Pour avoir été longtemps coach auprès des dirigeants d'entreprises, Monique Lefebvre est elle aussi très bien placée constater les progrès réalisés. «Les banques ont fait leur devoir», dit-elle, en soulignant la représentativité des femmes dans les conseils d'administration des banques canadiennes (voir le tableau).

On ne peut pas en dire autant des autres secteurs d'activités. «Il y a un plafonnement à 14 et 15% de femmes dans les conseils d'administration des entreprises canadiennes inscrites en Bourse, dit-elle. Ça n'a pas bougé depuis cinq ans».

Les deux Monique s'entendent pour dire que cette proportion doit augmenter, au moins jusqu'à 30%.

«La cible de 30%, c'est un minimum pour pouvoir développer des réseaux et créer de l'émulation», dit la grande patronne de Desjardins.

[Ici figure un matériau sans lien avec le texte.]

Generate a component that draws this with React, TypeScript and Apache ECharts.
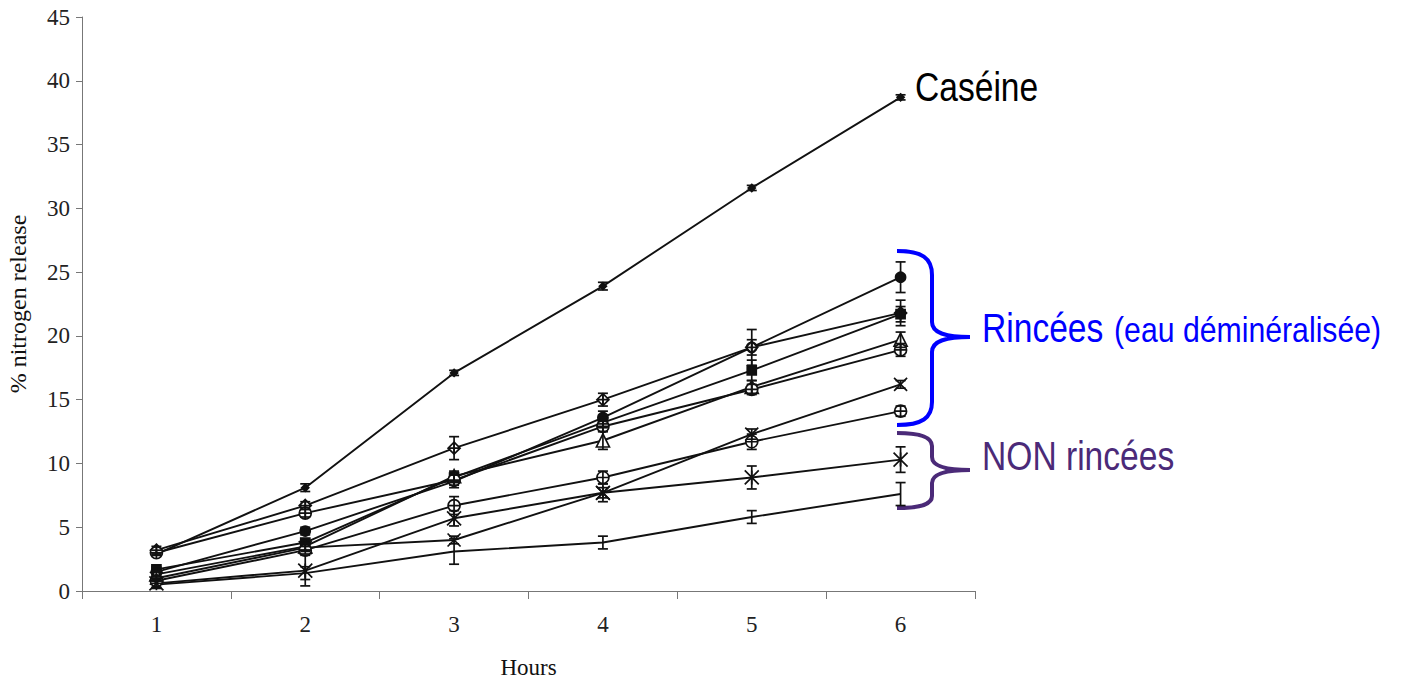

Monique Leroux ne croit pas tellement aux quotas, bien que ceux fixés par le gouvernement du Québec à ses sociétés d'État aient été un relatif succès. Elle préfère l'adhésion volontaire des membres d'une organisation à des objectifs clairs. «Il faut des objectifs, parce que sinon on n'arrive à rien», insiste-t-elle.

Monique Lefebvre pense que si rien ne change, il faudra se résoudre à imposer des mesures législatives aux entreprises. «Je sais que les femmes haïssent ça, dit-elle, mais avec le taux de recrutement actuel, on n'atteindra jamais le seuildes 20%».

Plus performantes?

Monique Leroux veut bien croire que les entreprises réaliseront d'elles-mêmes que c'est dans leur intérêt de faire plus de place aux femmes. Des études sérieuses, comme celles de la firme McKinsey, démontrent que les entreprises qui ont des femmes au sein de leur direction ont une meilleure performance que celles qui n'en n'ont pas, souligne-t-elle.

«Le style de gestion des femmes encourage le développement des personnes et la participation à la prise de décision, dit-elle. C'est ce dont les entreprises ont besoin dans le monde d'aujourd'hui.»

Monique Lefebvre croit que la contribution des femmes est sans aucun doute positive pour les entreprises. Mais elle n'explique pas une meilleure performance, ni une mauvaise d'ailleurs, selon elle. «Il y a mille facteurs qui influent sur la performance d'une entreprise. «Si tu es un imprimeur actuellement, tu souffres, qu'il y ait des femmes ou non dans l'entreprise», dit celle qui parle en connaissance de cause, parce qu'elle fait partie du conseil d'administration de Transcontinental.

Au terme de leur étude sur les entreprises canadiennes, le groupe de travail auquel a participé Monique Lefebvre suggère de leur laisser trois ans pour décider d'elles-mêmes d'augmenter la participation des femmes. «Si d'ici trois ans, rien n'a changé, on n'aura pas le choix, il faudra une loi».